10.10.2. Checking for Containment#

Similarly, we can check if the centroids are contained within the borough boundaries:

# Check if centroids are within the original borough geometries
gdf["centroid_within_borough"] = gdf["centroid"].within(gdf["geometry"])
gdf[["centroid_within_borough"]]
centroid_within_borough
BoroName
Staten Island True
Queens True
Brooklyn True
Manhattan True
Bronx True

10.11. Projections and Coordinate Reference Systems (CRS)#

GeoPandas makes it easy to manage projections. Each GeoSeries and GeoDataFrame has a crs attribute that defines its CRS.

10.11.1. Checking the CRS#

Let’s check the CRS of the boroughs dataset:

print(gdf.crs)
EPSG:2263

The CRS for this dataset is EPSG:2263 (NAD83 / New York State Plane). We can reproject the geometries to WGS84 (EPSG:4326), which uses latitude and longitude coordinates.

EPSG stands for European Petroleum Survey Group, which was a scientific organization that standardized geodetic and coordinate reference systems. EPSG codes are unique identifiers that represent coordinate systems and other geodetic properties.

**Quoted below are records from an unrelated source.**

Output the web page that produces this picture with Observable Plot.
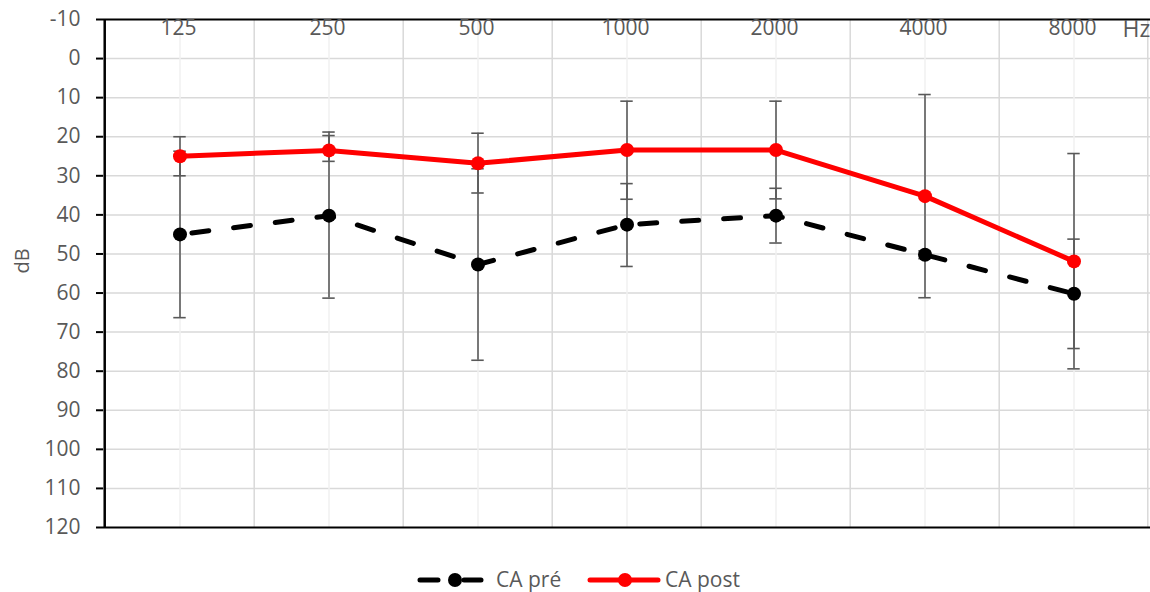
<!DOCTYPE html>
<html>
<head>
<meta charset="utf-8">
<script src="https://cdn.jsdelivr.net/npm/d3@7"></script>
<script src="https://cdn.jsdelivr.net/npm/@observablehq/plot@0.6"></script>
<style>
  body { margin: 0; background: #fff; font-family: "Open Sans", sans-serif; }
  #chart svg { display: block; }
  #legend { display: block; }
</style>
</head>
<body>
<div id="chart"></div>
<svg id="legend" width="1150" height="52"></svg>
<script>
// ---- data ----
const freqs = ["125", "250", "500", "1000", "2000", "4000", "8000"];
const preMean = [45, 40.2, 52.7, 42.5, 40.2, 50.2, 60.2];
const preLow  = [23.7, 18.8, 28.2, 32.0, 33.2, 49.2, 46.2];
const preHigh = [66.3, 61.3, 77.2, 53.2, 47.2, 51.2, 74.2];
const postMean = [25, 23.5, 26.8, 23.4, 23.4, 35.2, 51.9];
const postLow  = [20, 19.7, 19.1, 10.9, 10.9, 9.2, 24.3];
const postHigh = [30, 26.3, 34.4, 36.0, 35.9, 61.2, 79.4];
const yTicks = [-10, 0, 10, 20, 30, 40, 50, 60, 70, 80, 90, 100, 110, 120];
const yGrid = [0, 10, 20, 30, 40, 50, 60, 70, 80, 90, 100, 110];
const seriesNames = ["CA pré", "CA post"];
const unitX = "Hz";
const unitY = "dB";

const rows = freqs.map((f, i) => ({
  f, pre: preMean[i], preLow: preLow[i], preHigh: preHigh[i],
  post: postMean[i], postLow: postLow[i], postHigh: postHigh[i]
}));

const W = 1150, ML = 103, MR = 0;
const half = (W - ML - MR) / freqs.length / 2;
const capInset = half - 6.5;
const grey = "#595959";
const errStyle = {stroke: grey, strokeWidth: 1.6};

const chart = Plot.plot({
  width: W, height: 540,
  marginLeft: ML, marginRight: MR, marginTop: 19, marginBottom: 13,
  style: {fontFamily: "Open Sans, sans-serif", background: "white"},
  x: {type: "band", domain: freqs, padding: 0, axis: null},
  y: {domain: [-10, 120], reverse: true, axis: null},
  marks: [
    Plot.ruleY(yGrid, {stroke: "#d9d9d9", strokeWidth: 1.5}),
    Plot.ruleX(freqs, {x: d => d, stroke: "#f0f0f0", strokeWidth: 1.5}),
    Plot.ruleX(freqs.slice(1), {x: d => d, dx: -half, stroke: "#d9d9d9", strokeWidth: 1.5}),
    Plot.ruleX(freqs.slice(-1), {x: d => d, dx: half - 1, stroke: "#d9d9d9", strokeWidth: 1.5}),
    Plot.ruleY([-10, 120], {stroke: "black", strokeWidth: 2}),
    Plot.ruleX(freqs.slice(0, 1), {x: d => d, dx: -half - 0.5, stroke: "black", strokeWidth: 2.5}),
    // error bars
    Plot.ruleX(rows, {x: "f", y1: "preLow", y2: "preHigh", ...errStyle}),
    Plot.ruleX(rows, {x: "f", y1: "postLow", y2: "postHigh", ...errStyle}),
    Plot.tickY(rows, {x: "f", y: "preLow", insetLeft: capInset, insetRight: capInset, ...errStyle}),
    Plot.tickY(rows, {x: "f", y: "preHigh", insetLeft: capInset, insetRight: capInset, ...errStyle}),
    Plot.tickY(rows, {x: "f", y: "postLow", insetLeft: capInset, insetRight: capInset, ...errStyle}),
    Plot.tickY(rows, {x: "f", y: "postHigh", insetLeft: capInset, insetRight: capInset, ...errStyle}),
    // series
    Plot.line(rows, {x: "f", y: "pre", stroke: "black", strokeWidth: 5, strokeDasharray: "17,25", strokeLinecap: "round", strokeDashoffset: -12}),
    Plot.line(rows, {x: "f", y: "post", stroke: "#ff0000", strokeWidth: 5}),
    Plot.dot(rows, {x: "f", y: "pre", r: 7, fill: "black"}),
    Plot.dot(rows, {x: "f", y: "post", r: 7, fill: "#ff0000"}),
    // y axis ticks + labels
    Plot.axisY({ticks: yTicks, tickSize: 7, tickFormat: () => "", color: "black", strokeWidth: 2}),
    Plot.text(yTicks, {y: d => d, frameAnchor: "left", textAnchor: "end", dx: -23, fill: grey, fontSize: 21}),
    Plot.text([unitY], {frameAnchor: "left", dx: -81, rotate: -90, fill: grey, fontSize: 20}),
    // x labels at top inside frame
    Plot.text(freqs, {x: d => d, dx: -1.5, frameAnchor: "top", lineAnchor: "top", dy: 1, fill: grey, fontSize: 21}),
    Plot.text([unitX], {frameAnchor: "top-right", lineAnchor: "top", textAnchor: "start", dx: -28, dy: 1, fill: grey, fontSize: 23})
  ]
});
document.getElementById("chart").appendChild(chart);

// ---- legend ----
const lg = d3.select("#legend");
const cy = 40;
const items = [
  {name: seriesNames[0], color: "black", dash: "17,25", x0: 420, x1: 481, mx: 455, tx: 496},
  {name: seriesNames[1], color: "#ff0000", dash: null, x0: 590, x1: 658, mx: 625, tx: 665}
];
items.forEach(it => {
  lg.append("line").attr("x1", it.x0).attr("x2", it.x1).attr("y1", cy).attr("y2", cy)
    .attr("stroke", it.color).attr("stroke-width", 5).attr("stroke-linecap", "round")
    .attr("stroke-dasharray", it.dash ? "18,26" : null);
  lg.append("circle").attr("cx", it.mx).attr("cy", cy).attr("r", 7).attr("fill", it.color);
  lg.append("text").attr("x", it.tx).attr("y", cy).attr("dy", "0.35em")
    .attr("fill", grey).attr("font-size", 21).attr("font-family", "Open Sans, sans-serif").text(it.name);
});
</script>
</body>
</html>
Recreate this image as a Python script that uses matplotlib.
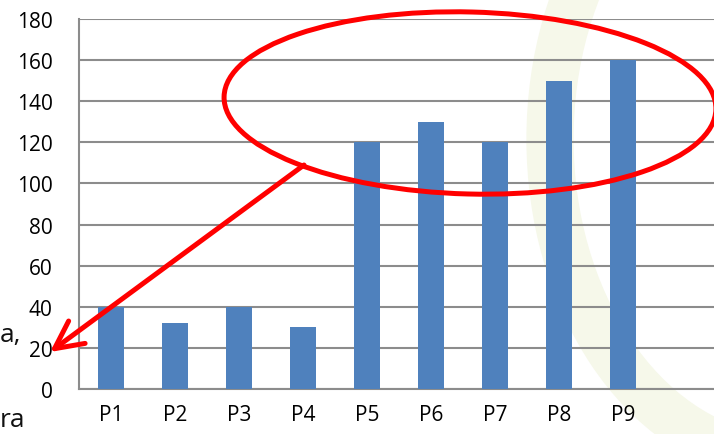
import matplotlib
matplotlib.use('Agg')
import matplotlib.pyplot as plt
from matplotlib.patches import Ellipse, FancyArrowPatch, Arc
import numpy as np

# data
labels = ["P1", "P2", "P3", "P4", "P5", "P6", "P7", "P8", "P9"]
values = [40, 32, 40, 30, 120, 130, 120, 150, 160]
yticks = [0, 20, 40, 60, 80, 100, 120, 140, 160, 180]

W, H = 714, 435
fig = plt.figure(figsize=(W / 100, H / 100), dpi=100)
fig.patch.set_facecolor("white")
plt.rcParams['font.family'] = ['Open Sans', 'DejaVu Sans']

# faint background swoosh on the right
bg = fig.add_axes([0, 0, 1, 1], zorder=0)
bg.set_xlim(0, W)
bg.set_ylim(H, 0)
bg.axis("off")
bg.add_patch(Arc((790, 140), 480, 640, angle=0, theta1=95, theta2=265,
                 lw=34, color="#f6f8ea"))
bg.add_patch(Arc((470, 560), 340, 560, angle=0, theta1=5, theta2=85,
                 lw=28, color="#f6f8ea"))

# plot area: ten slots, only nine used
ax = fig.add_axes([79 / W, 45 / H, 640 / W, 370 / H], zorder=1)
ax.patch.set_alpha(0)
x = np.arange(len(labels))
ax.bar(x, values, width=0.4, color="#4f81bd", zorder=3)
ax.set_xlim(-0.5, 9.5)
ax.set_ylim(0, 180)
ax.set_yticks(yticks)
ax.set_xticks(x)
ax.set_xticklabels(labels, fontsize=15)
ax.set_yticklabels([str(t) for t in yticks], fontsize=15)
ax.tick_params(axis="y", length=0, pad=19)
ax.tick_params(axis="x", length=0, pad=11)
ax.yaxis.grid(True, color="#8c8c8c", lw=1.5, zorder=0)
ax.set_axisbelow(True)
for s in ["top", "right"]:
    ax.spines[s].set_visible(False)
for s in ["left", "bottom"]:
    ax.spines[s].set_color("#8c8c8c")
    ax.spines[s].set_linewidth(1.5)

# overlay in pixel coordinates
ov = fig.add_axes([0, 0, 1, 1], zorder=2)
ov.set_xlim(0, W)
ov.set_ylim(H, 0)
ov.axis("off")
ov.patch.set_alpha(0)
ov.add_patch(Ellipse((470, 104), 492, 182, angle=1.5, fill=False,
                     ec="#ff0000", lw=3.6))
ov.add_patch(FancyArrowPatch((304, 166), (50, 353),
                             arrowstyle="->,head_length=20,head_width=10",
                             color="#ff0000", lw=3.6, mutation_scale=1,
                             shrinkA=0, shrinkB=0))

# slide text at the left edge
ov.text(0, 336, "a,", fontsize=19, ha="left", va="center", color="#111111")
ov.text(0, 421, "ra", fontsize=19, ha="left", va="center", color="#111111")

fig.savefig("out.png", dpi=100)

10.11.2. Reprojecting to WGS84#

# Reproject the GeoDataFrame to WGS84 (EPSG:4326)
gdf_4326 = gdf.to_crs(epsg=4326)

# Plot the reprojected geometries
gdf_4326.plot(figsize=(10, 6), edgecolor="black")
plt.title("NYC Boroughs in WGS84 (EPSG:4326)")
plt.show()
../../_images/0641be9609a1bbdea6017ca0939f5c1668482356ea6c8845deca6284f9e5cced.png

Notice how the coordinates have changed from feet to degrees.

10.12. Exercises#

  1. Create a GeoDataFrame containing a list of countries and their capital cities. Add a geometry column with the locations of the capitals.

  2. Load a shapefile of your choice, filter the data to only include a specific region or country, and save the filtered GeoDataFrame to a new file.

  3. Perform a spatial join between two GeoDataFrames: one containing polygons (e.g., country borders) and one containing points (e.g., cities). Find out which points fall within which polygons.

  4. Plot a map showing the distribution of a particular attribute (e.g., population) across different regions.

10.13. Summary#

This lecture provided an introduction to working with geospatial data using GeoPandas. We covered basic concepts such as reading/writing geospatial data, performing spatial operations (e.g., buffering, intersections), and visualizing geospatial data using maps. GeoPandas, built on Pandas and Shapely, enables efficient and intuitive geospatial analysis in Python.